Apply Nofollow: For links that must exist but shouldn’t be indexed, apply the rel="nofollow" attribute. This sends a strong hint to search engines that they should not follow the link, effectively curbing the propagation of these URLs.
Maintain Robots.txt Blocks: Do not remove the Disallow rules for functional parameters. The presence of these URLs in Search Console is a warning, not a penalty. It is a report of a condition, not an indicator of a site-wide issue.
Prioritize Canonicalization: Ensure that your "add-to-cart" pages (if they must be crawled) have a canonical tag pointing back to the parent product page.
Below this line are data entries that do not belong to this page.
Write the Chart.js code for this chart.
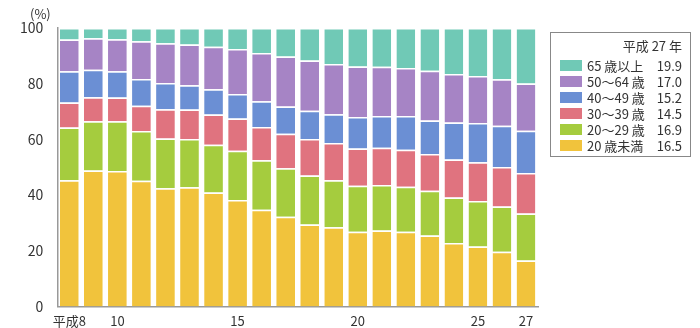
<!DOCTYPE html>
<html lang="ja">
<head>
  <meta charset="UTF-8">
  <title>年齢階層別構成比</title>
  <script src="https://cdn.jsdelivr.net/npm/chart.js"></script>
  <style>
    body {
      margin: 0;
      background: #ffffff;
      font-family: "Noto Sans CJK JP", "Noto Sans", sans-serif;
    }
    .wrap {
      position: relative;
      width: 700px;
      height: 328px;
    }
    #chart {
      position: absolute;
      left: 0;
      top: 0;
    }
    .unit {
      position: absolute;
      left: 30px;
      top: 4px;
      font-size: 13px;
      color: #333;
    }
    .legend {
      position: absolute;
      left: 550px;
      top: 32px;
      width: 141px;
      height: 125px;
      border: 1px solid #888;
      box-sizing: border-box;
      padding: 5px 8px 0 9px;
      font-size: 13px;
      color: #333;
    }
    .legend .ttl {
      text-align: right;
      margin-bottom: 3px;
      line-height: 16px;
    }
    .legend .row {
      display: flex;
      align-items: center;
      height: 16px;
    }
    .legend .sw {
      width: 22px;
      height: 11px;
      margin-right: 5px;
    }
    .legend .lbl { flex: 1; }
    .legend .val { text-align: right; }
  </style>
</head>
<body>
  <div class="wrap">
    <canvas id="chart" width="700" height="328"></canvas>
    <div class="unit">(%)</div>
    <div class="legend" id="legend"></div>
  </div>

  <script>
    // 平成8年〜27年
    const years = [8, 9, 10, 11, 12, 13, 14, 15, 16, 17, 18, 19, 20, 21, 22, 23, 24, 25, 26, 27];
    const shownYears = [8, 10, 15, 20, 25, 27];

    const under20 = [45.3, 48.8, 48.6, 45.1, 42.4, 42.8, 40.9, 38.2, 34.7, 32.2, 29.4, 28.4, 26.8, 27.3, 26.8, 25.5, 22.8, 21.5, 19.6, 16.5];
    const age20s  = [19.0, 17.7, 17.9, 17.9, 17.9, 17.3, 17.2, 17.7, 17.8, 17.4, 17.6, 16.9, 16.5, 16.3, 16.2, 16.0, 16.3, 16.4, 16.3, 16.9];
    const age30s  = [8.9, 8.6, 8.5, 9.1, 10.5, 10.6, 10.8, 11.6, 11.9, 12.4, 13.1, 13.4, 13.4, 13.4, 13.3, 13.2, 13.7, 13.9, 14.2, 14.5];
    const age40s  = [11.3, 9.9, 9.5, 9.6, 9.4, 8.7, 9.1, 8.8, 9.3, 9.8, 10.2, 10.3, 11.3, 11.4, 12.1, 12.1, 13.3, 14.1, 14.8, 15.2];
    const age50_64 = [11.4, 11.3, 11.5, 13.5, 14.3, 14.7, 15.3, 16.2, 17.3, 18.0, 18.0, 18.1, 18.2, 17.7, 17.2, 17.8, 17.4, 16.9, 16.7, 17.0];
    const over65  = [4.1, 3.7, 4.0, 4.8, 5.5, 5.9, 6.7, 7.5, 9.0, 10.2, 11.7, 12.9, 13.8, 13.9, 14.4, 15.4, 16.5, 17.2, 18.4, 19.9];

    const seriesNames = ['20 歳未満', '20～29 歳', '30～39 歳', '40～49 歳', '50～64 歳', '65 歳以上'];
    const seriesData = [under20, age20s, age30s, age40s, age50_64, over65];
    const colors = ['#f1c33c', '#a5cc3e', '#e0737f', '#6b8fd4', '#a684c5', '#70c9b6'];
    const legendValues = ['16.5', '16.9', '14.5', '15.2', '17.0', '19.9'];

    // legend (top row = 65歳以上)
    const lg = document.getElementById('legend');
    let html = '<div class="ttl">平成 27 年</div>';
    for (let i = seriesNames.length - 1; i >= 0; i--) {
      html += `<div class="row"><span class="sw" style="background:${colors[i]}"></span>` +
              `<span class="lbl">${seriesNames[i]}</span><span class="val">${legendValues[i]}</span></div>`;
    }
    lg.innerHTML = html;

    const datasets = seriesData.map((d, i) => ({
      label: seriesNames[i],
      data: d,
      backgroundColor: colors[i],
      borderColor: 'rgba(255,255,255,0.85)',
      borderWidth: { top: 1.5 },
      borderSkipped: false,
      categoryPercentage: 1.0,
      barPercentage: 0.78
    }));

    new Chart(document.getElementById('chart'), {
      type: 'bar',
      data: { labels: years, datasets: datasets },
      options: {
        responsive: false,
        animation: false,
        layout: { padding: { left: 14, right: 162, top: 28, bottom: 0 } },
        plugins: {
          legend: { display: false },
          tooltip: { enabled: false }
        },
        scales: {
          x: {
            stacked: true,
            grid: { display: false },
            border: { display: true, color: '#999', width: 1.5 },
            ticks: {
              autoSkip: false,
              maxRotation: 0,
              padding: -1,
              color: '#333',
              font: { family: '"Noto Sans CJK JP", sans-serif', size: 13 },
              callback: function (v, i) {
                const y = years[i];
                if (i === 0) return '平成8';
                return shownYears.includes(y) ? String(y) : '';
              }
            }
          },
          y: {
            stacked: true,
            min: 0,
            max: 100,
            grid: { display: false },
            border: { display: true, color: '#999', width: 1.5 },
            ticks: {
              stepSize: 20,
              padding: 6,
              color: '#333',
              font: { family: '"Noto Sans CJK JP", sans-serif', size: 14 }
            }
          }
        }
      }
    });
  </script>
</body>
</html>
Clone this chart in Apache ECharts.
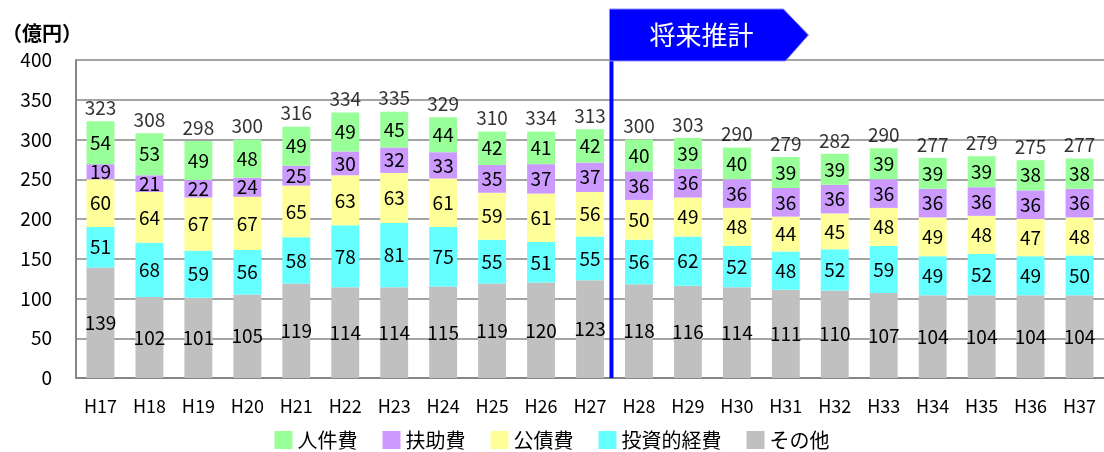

This tells Google which version of the page is the "truth."

Understanding Search Console Reports

A critical takeaway for any SEO professional is to distinguish between warnings and errors.

Google Search Console is designed to be comprehensive. It reports on technical conditions that are technically "abnormal" but often harmless. A 404 error, for instance, is often the correct response for a deleted product. Similarly, an "Indexed, though blocked" status is a reflection of how Googlebot interacts with your instructions. It is not necessarily a signal that your site is being penalized or that your rankings are in jeopardy.

Conclusion: The Joy of Technical SEO

The dilemma of the 51,000 indexed URLs serves as a microcosm of the modern technical SEO landscape. It highlights the tension between site functionality and search engine crawlability.

As John Mueller’s advice suggests, the goal should not be the total elimination of every warning in Search Console, but rather the strategic management of how search engines perceive your site. For e-commerce owners, the priority remains the user experience. If your actual products are indexed correctly and your canonical signals are sound, the presence of technical parameters in GSC should be viewed as a routine maintenance item rather than a cause for alarm.

By utilizing a combination of robots.txt blocks, nofollow hints, and clean site architecture, site owners can ensure that Googlebot focuses its energy on what truly matters: the content that converts visitors into customers.